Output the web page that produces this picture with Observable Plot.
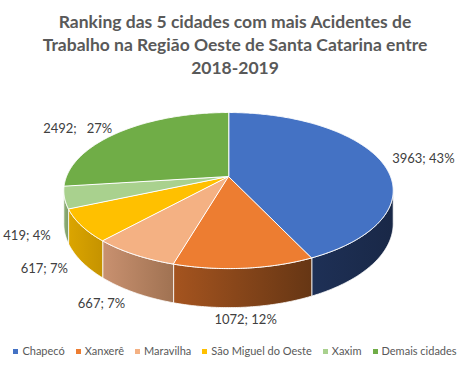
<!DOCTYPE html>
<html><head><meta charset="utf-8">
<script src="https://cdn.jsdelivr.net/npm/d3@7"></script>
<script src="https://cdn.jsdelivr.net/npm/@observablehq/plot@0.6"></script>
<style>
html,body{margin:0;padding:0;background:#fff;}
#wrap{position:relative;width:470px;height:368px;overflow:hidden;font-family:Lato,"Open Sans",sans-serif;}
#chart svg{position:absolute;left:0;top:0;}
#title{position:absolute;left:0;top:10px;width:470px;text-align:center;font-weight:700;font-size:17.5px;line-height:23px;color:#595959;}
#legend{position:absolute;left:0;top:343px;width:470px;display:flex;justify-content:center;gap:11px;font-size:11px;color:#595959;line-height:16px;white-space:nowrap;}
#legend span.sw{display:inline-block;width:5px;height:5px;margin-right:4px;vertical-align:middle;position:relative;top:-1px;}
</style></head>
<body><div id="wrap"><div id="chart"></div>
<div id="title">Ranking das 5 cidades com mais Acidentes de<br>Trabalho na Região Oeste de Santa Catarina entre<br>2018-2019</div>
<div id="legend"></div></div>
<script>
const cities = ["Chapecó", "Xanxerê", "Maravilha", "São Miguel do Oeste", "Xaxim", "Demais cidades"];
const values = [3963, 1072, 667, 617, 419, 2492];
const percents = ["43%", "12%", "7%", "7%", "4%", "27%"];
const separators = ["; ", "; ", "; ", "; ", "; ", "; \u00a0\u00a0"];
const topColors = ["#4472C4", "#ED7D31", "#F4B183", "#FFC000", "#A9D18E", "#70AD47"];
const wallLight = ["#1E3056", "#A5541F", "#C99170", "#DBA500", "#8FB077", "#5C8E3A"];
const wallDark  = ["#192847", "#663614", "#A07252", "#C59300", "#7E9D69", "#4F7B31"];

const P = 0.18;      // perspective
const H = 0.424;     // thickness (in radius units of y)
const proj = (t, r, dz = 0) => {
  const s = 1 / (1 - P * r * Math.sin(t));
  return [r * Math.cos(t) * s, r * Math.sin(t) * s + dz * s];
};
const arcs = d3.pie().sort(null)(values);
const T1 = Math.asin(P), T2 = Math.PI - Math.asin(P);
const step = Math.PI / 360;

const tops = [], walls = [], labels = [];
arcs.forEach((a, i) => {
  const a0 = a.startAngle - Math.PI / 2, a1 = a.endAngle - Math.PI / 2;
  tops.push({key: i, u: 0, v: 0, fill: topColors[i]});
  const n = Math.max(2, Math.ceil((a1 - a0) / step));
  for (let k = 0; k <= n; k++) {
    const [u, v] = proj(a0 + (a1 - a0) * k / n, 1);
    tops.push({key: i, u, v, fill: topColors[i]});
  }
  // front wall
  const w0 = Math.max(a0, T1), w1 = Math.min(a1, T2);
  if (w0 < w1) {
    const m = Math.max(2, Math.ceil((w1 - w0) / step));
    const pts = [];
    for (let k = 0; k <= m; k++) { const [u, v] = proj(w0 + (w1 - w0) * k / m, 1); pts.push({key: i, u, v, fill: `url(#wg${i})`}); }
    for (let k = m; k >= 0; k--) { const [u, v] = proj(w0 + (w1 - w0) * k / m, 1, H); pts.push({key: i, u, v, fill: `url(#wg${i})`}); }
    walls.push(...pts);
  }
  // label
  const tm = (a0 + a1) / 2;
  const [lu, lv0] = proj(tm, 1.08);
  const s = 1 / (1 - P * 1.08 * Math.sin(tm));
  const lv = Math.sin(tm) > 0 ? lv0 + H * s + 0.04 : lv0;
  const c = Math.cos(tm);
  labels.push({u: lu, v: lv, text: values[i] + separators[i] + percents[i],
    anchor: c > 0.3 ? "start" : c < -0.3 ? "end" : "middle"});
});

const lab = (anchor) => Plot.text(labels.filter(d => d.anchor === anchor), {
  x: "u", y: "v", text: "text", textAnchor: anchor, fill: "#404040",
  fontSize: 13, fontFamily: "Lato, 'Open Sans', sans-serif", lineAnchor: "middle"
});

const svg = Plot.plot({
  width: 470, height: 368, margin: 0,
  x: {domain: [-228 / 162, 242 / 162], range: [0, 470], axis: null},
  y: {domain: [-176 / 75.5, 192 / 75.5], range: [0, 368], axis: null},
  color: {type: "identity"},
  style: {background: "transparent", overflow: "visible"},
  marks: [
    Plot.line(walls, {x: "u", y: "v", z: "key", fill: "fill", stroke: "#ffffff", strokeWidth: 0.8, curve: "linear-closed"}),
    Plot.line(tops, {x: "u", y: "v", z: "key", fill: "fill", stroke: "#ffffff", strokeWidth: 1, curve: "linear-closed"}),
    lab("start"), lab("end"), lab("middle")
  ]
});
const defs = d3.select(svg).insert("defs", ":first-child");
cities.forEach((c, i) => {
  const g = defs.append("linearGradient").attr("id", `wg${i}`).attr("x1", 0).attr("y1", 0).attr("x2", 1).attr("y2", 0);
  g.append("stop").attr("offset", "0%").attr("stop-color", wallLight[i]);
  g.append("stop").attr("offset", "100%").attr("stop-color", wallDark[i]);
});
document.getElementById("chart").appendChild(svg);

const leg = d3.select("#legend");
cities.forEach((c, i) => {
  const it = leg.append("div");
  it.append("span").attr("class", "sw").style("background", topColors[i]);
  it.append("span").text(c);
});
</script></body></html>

▶ Requirements
Repeat the data exactly, excluding the pictures.

▶ Output of the exercise
Output the web page that produces this picture with Observable Plot.
<!DOCTYPE html>
<html><head><meta charset="utf-8">
<script src="https://cdn.jsdelivr.net/npm/d3@7"></script>
<script src="https://cdn.jsdelivr.net/npm/@observablehq/plot@0.6"></script>
<style>
html,body{margin:0;padding:0;background:#fff;}
#wrap{position:relative;width:470px;height:368px;overflow:hidden;font-family:Lato,"Open Sans",sans-serif;}
#chart svg{position:absolute;left:0;top:0;}
#title{position:absolute;left:0;top:10px;width:470px;text-align:center;font-weight:700;font-size:17.5px;line-height:23px;color:#595959;}
#legend{position:absolute;left:0;top:343px;width:470px;display:flex;justify-content:center;gap:11px;font-size:11px;color:#595959;line-height:16px;white-space:nowrap;}
#legend span.sw{display:inline-block;width:5px;height:5px;margin-right:4px;vertical-align:middle;position:relative;top:-1px;}
</style></head>
<body><div id="wrap"><div id="chart"></div>
<div id="title">Ranking das 5 cidades com mais Acidentes de<br>Trabalho na Região Oeste de Santa Catarina entre<br>2018-2019</div>
<div id="legend"></div></div>
<script>
const cities = ["Chapecó", "Xanxerê", "Maravilha", "São Miguel do Oeste", "Xaxim", "Demais cidades"];
const values = [3963, 1072, 667, 617, 419, 2492];
const percents = ["43%", "12%", "7%", "7%", "4%", "27%"];
const separators = ["; ", "; ", "; ", "; ", "; ", "; \u00a0\u00a0"];
const topColors = ["#4472C4", "#ED7D31", "#F4B183", "#FFC000", "#A9D18E", "#70AD47"];
const wallLight = ["#1E3056", "#A5541F", "#C99170", "#DBA500", "#8FB077", "#5C8E3A"];
const wallDark  = ["#192847", "#663614", "#A07252", "#C59300", "#7E9D69", "#4F7B31"];

const P = 0.18;      // perspective
const H = 0.424;     // thickness (in radius units of y)
const proj = (t, r, dz = 0) => {
  const s = 1 / (1 - P * r * Math.sin(t));
  return [r * Math.cos(t) * s, r * Math.sin(t) * s + dz * s];
};
const arcs = d3.pie().sort(null)(values);
const T1 = Math.asin(P), T2 = Math.PI - Math.asin(P);
const step = Math.PI / 360;

const tops = [], walls = [], labels = [];
arcs.forEach((a, i) => {
  const a0 = a.startAngle - Math.PI / 2, a1 = a.endAngle - Math.PI / 2;
  tops.push({key: i, u: 0, v: 0, fill: topColors[i]});
  const n = Math.max(2, Math.ceil((a1 - a0) / step));
  for (let k = 0; k <= n; k++) {
    const [u, v] = proj(a0 + (a1 - a0) * k / n, 1);
    tops.push({key: i, u, v, fill: topColors[i]});
  }
  // front wall
  const w0 = Math.max(a0, T1), w1 = Math.min(a1, T2);
  if (w0 < w1) {
    const m = Math.max(2, Math.ceil((w1 - w0) / step));
    const pts = [];
    for (let k = 0; k <= m; k++) { const [u, v] = proj(w0 + (w1 - w0) * k / m, 1); pts.push({key: i, u, v, fill: `url(#wg${i})`}); }
    for (let k = m; k >= 0; k--) { const [u, v] = proj(w0 + (w1 - w0) * k / m, 1, H); pts.push({key: i, u, v, fill: `url(#wg${i})`}); }
    walls.push(...pts);
  }
  // label
  const tm = (a0 + a1) / 2;
  const [lu, lv0] = proj(tm, 1.08);
  const s = 1 / (1 - P * 1.08 * Math.sin(tm));
  const lv = Math.sin(tm) > 0 ? lv0 + H * s + 0.04 : lv0;
  const c = Math.cos(tm);
  labels.push({u: lu, v: lv, text: values[i] + separators[i] + percents[i],
    anchor: c > 0.3 ? "start" : c < -0.3 ? "end" : "middle"});
});

const lab = (anchor) => Plot.text(labels.filter(d => d.anchor === anchor), {
  x: "u", y: "v", text: "text", textAnchor: anchor, fill: "#404040",
  fontSize: 13, fontFamily: "Lato, 'Open Sans', sans-serif", lineAnchor: "middle"
});

const svg = Plot.plot({
  width: 470, height: 368, margin: 0,
  x: {domain: [-228 / 162, 242 / 162], range: [0, 470], axis: null},
  y: {domain: [-176 / 75.5, 192 / 75.5], range: [0, 368], axis: null},
  color: {type: "identity"},
  style: {background: "transparent", overflow: "visible"},
  marks: [
    Plot.line(walls, {x: "u", y: "v", z: "key", fill: "fill", stroke: "#ffffff", strokeWidth: 0.8, curve: "linear-closed"}),
    Plot.line(tops, {x: "u", y: "v", z: "key", fill: "fill", stroke: "#ffffff", strokeWidth: 1, curve: "linear-closed"}),
    lab("start"), lab("end"), lab("middle")
  ]
});
const defs = d3.select(svg).insert("defs", ":first-child");
cities.forEach((c, i) => {
  const g = defs.append("linearGradient").attr("id", `wg${i}`).attr("x1", 0).attr("y1", 0).attr("x2", 1).attr("y2", 0);
  g.append("stop").attr("offset", "0%").attr("stop-color", wallLight[i]);
  g.append("stop").attr("offset", "100%").attr("stop-color", wallDark[i]);
});
document.getElementById("chart").appendChild(svg);

const leg = d3.select("#legend");
cities.forEach((c, i) => {
  const it = leg.append("div");
  it.append("span").attr("class", "sw").style("background", topColors[i]);
  it.append("span").text(c);
});
</script></body></html>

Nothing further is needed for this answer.